Exercise details -> It is required that the lines from the top of the listing through the line with "(title) at (10,13)" be reproduced exactly, excluding pictures.

Rows from a dataset of charts and code ->
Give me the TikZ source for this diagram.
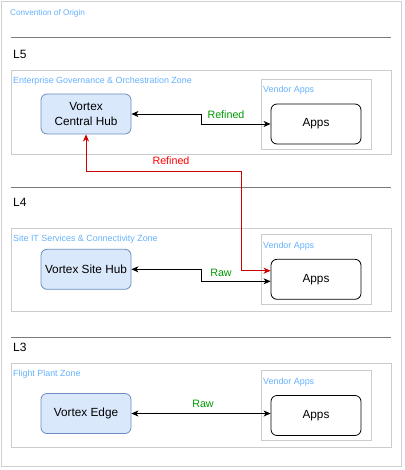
\documentclass[tikz,border=0pt]{standalone}
\usepackage{fontspec}
\setmainfont{Liberation Sans}
\usetikzlibrary{arrows.meta}
\definecolor{zonetxt}{HTML}{66B2FF}
\definecolor{framegray}{HTML}{D0D0D0}
\definecolor{zonegray}{HTML}{CCCCCC}
\definecolor{sepgray}{HTML}{7A7A7A}
\definecolor{hubfill}{HTML}{DAE8FC}
\definecolor{hubdraw}{HTML}{6C8EBF}
\definecolor{lblgreen}{HTML}{009900}
\definecolor{redline}{HTML}{CC0000}
\definecolor{redtxt}{HTML}{FF0000}
\tikzset{
  px/.style={x=1pt,y=-1pt},
  titlelabel/.style={anchor=west,inner sep=0pt,text=zonetxt,font=\fontsize{8.2}{9}\selectfont},
  zonelabel/.style={anchor=west,inner sep=0pt,text=zonetxt,font=\fontsize{8.9}{10}\selectfont},
  levellabel/.style={anchor=west,inner sep=0pt,font=\fontsize{12}{14}\selectfont},
  zonebox/.style={draw=zonegray,line width=0.9pt},
  sepline/.style={draw=sepgray,line width=0.9pt},
  hub/.style={draw=hubdraw,fill=hubfill,rounded corners=6pt,minimum width=90pt,minimum height=40pt,inner sep=0pt,align=center,font=\fontsize{11.8}{14}\selectfont,line width=0.8pt},
  appbox/.style={draw=black,fill=white,rounded corners=6pt,minimum width=90pt,minimum height=40pt,inner sep=0pt,font=\fontsize{11.8}{14}\selectfont,line width=0.8pt},
  flow/.style={draw=black,line width=0.9pt,{Stealth[length=7pt,width=6pt,inset=2pt]}-{Stealth[length=7pt,width=6pt,inset=2pt]}},
  redflow/.style={draw=redline,line width=0.9pt,{Stealth[length=7pt,width=6pt,inset=2pt]}-{Stealth[length=7pt,width=6pt,inset=2pt]}},
  greenlbl/.style={text=lblgreen,inner sep=0pt,font=\fontsize{10.7}{12}\selectfont},
  redlbl/.style={text=redtxt,inner sep=0pt,font=\fontsize{10.7}{12}\selectfont},
}
\begin{document}
\begin{tikzpicture}[px]
\useasboundingbox (0,0) rectangle (404,470);
\fill[white] (0,0) rectangle (404,470);
% outer frame
\draw[draw=framegray,line width=0.9pt] (1.5,1.5) rectangle (401,466);
\node[titlelabel] (title) at (10,13) {Convention of Origin};

% L5
\draw[sepline] (11,37.5) -- (391,37.5);
\node[levellabel] (l5) at (13,54) {L5};
\draw[zonebox] (11,70.5) rectangle (391,154);
\node[zonelabel] (z5) at (13,81) {Enterprise Governance \& Orchestration Zone};
\draw[zonebox] (261,79.5) rectangle (371,149);
\node[zonelabel] (v5) at (263,90) {Vendor Apps};
\node[hub] (hub5) at (86,114) {Vortex\\Central Hub};
\node[appbox] (app5) at (316,124) {Apps};

% L4
\draw[sepline] (11,187.5) -- (391,187.5);
\node[levellabel] (l4) at (13,202) {L4};
\draw[zonebox] (11,228) rectangle (391,311.5);
\node[zonelabel] (z4) at (13,239) {Site IT Services \& Connectivity Zone};
\draw[zonebox] (261,234.5) rectangle (371,304.5);
\node[zonelabel] (v4) at (263,246) {Vendor Apps};
\node[hub] (hub4) at (86,269.3) {Vortex Site Hub};
\node[appbox] (app4) at (316,279.3) {Apps};

% L3
\draw[sepline] (11,337.5) -- (391,337.5);
\node[levellabel] (l3) at (13,347) {L3};
\draw[zonebox] (11,363.5) rectangle (391,447);
\node[zonelabel] (z3) at (13,374) {Flight Plant Zone};
\draw[zonebox] (261,370.5) rectangle (371,440.5);
\node[zonelabel] (v3) at (263,382) {Vendor Apps};
\node[hub] (hub3) at (86,413.5) {Vortex Edge};
\node[appbox] (app3) at (316,415.5) {Apps};

% connectors
\draw[flow] (hub5.east) -- (201,114) -- (201,124) -- (app5.west);
\node[greenlbl] (r5) at (226,115) {Refined};

\draw[redflow] (hub5.south) -- (86,171) -- (241,171) -- (241,270.7) -- (app4.west |- 0,270.7);
\node[redlbl] (rr) at (171,161) {Refined};

\draw[flow] (hub4.east) -- (201,269.3) -- (201,281.3) -- (app4.west |- 0,281.3);
\node[greenlbl] (r4) at (221,273) {Raw};

\draw[flow] (hub3.east) -- (app3.west |- hub3.east);
\node[greenlbl] (r3) at (203,404) {Raw};
\end{tikzpicture}
\end{document}
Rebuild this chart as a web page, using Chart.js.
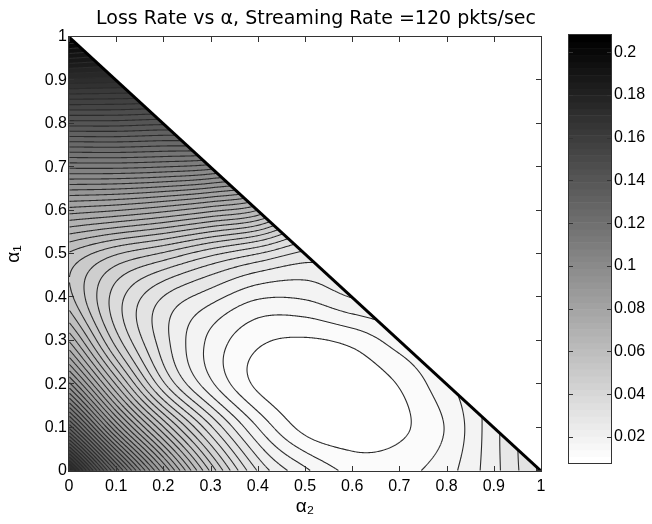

Written solution ->
Give me the TikZ source for this diagram.
\documentclass[tikz,border=0pt]{standalone}
\usepackage{fontspec}
\setmainfont{Liberation Sans}
\usetikzlibrary{arrows.meta}
\definecolor{zonetxt}{HTML}{66B2FF}
\definecolor{framegray}{HTML}{D0D0D0}
\definecolor{zonegray}{HTML}{CCCCCC}
\definecolor{sepgray}{HTML}{7A7A7A}
\definecolor{hubfill}{HTML}{DAE8FC}
\definecolor{hubdraw}{HTML}{6C8EBF}
\definecolor{lblgreen}{HTML}{009900}
\definecolor{redline}{HTML}{CC0000}
\definecolor{redtxt}{HTML}{FF0000}
\tikzset{
  px/.style={x=1pt,y=-1pt},
  titlelabel/.style={anchor=west,inner sep=0pt,text=zonetxt,font=\fontsize{8.2}{9}\selectfont},
  zonelabel/.style={anchor=west,inner sep=0pt,text=zonetxt,font=\fontsize{8.9}{10}\selectfont},
  levellabel/.style={anchor=west,inner sep=0pt,font=\fontsize{12}{14}\selectfont},
  zonebox/.style={draw=zonegray,line width=0.9pt},
  sepline/.style={draw=sepgray,line width=0.9pt},
  hub/.style={draw=hubdraw,fill=hubfill,rounded corners=6pt,minimum width=90pt,minimum height=40pt,inner sep=0pt,align=center,font=\fontsize{11.8}{14}\selectfont,line width=0.8pt},
  appbox/.style={draw=black,fill=white,rounded corners=6pt,minimum width=90pt,minimum height=40pt,inner sep=0pt,font=\fontsize{11.8}{14}\selectfont,line width=0.8pt},
  flow/.style={draw=black,line width=0.9pt,{Stealth[length=7pt,width=6pt,inset=2pt]}-{Stealth[length=7pt,width=6pt,inset=2pt]}},
  redflow/.style={draw=redline,line width=0.9pt,{Stealth[length=7pt,width=6pt,inset=2pt]}-{Stealth[length=7pt,width=6pt,inset=2pt]}},
  greenlbl/.style={text=lblgreen,inner sep=0pt,font=\fontsize{10.7}{12}\selectfont},
  redlbl/.style={text=redtxt,inner sep=0pt,font=\fontsize{10.7}{12}\selectfont},
}
\begin{document}
\begin{tikzpicture}[px]
\useasboundingbox (0,0) rectangle (404,470);
\fill[white] (0,0) rectangle (404,470);
% outer frame
\draw[draw=framegray,line width=0.9pt] (1.5,1.5) rectangle (401,466);
\node[titlelabel] (title) at (10,13) {Convention of Origin};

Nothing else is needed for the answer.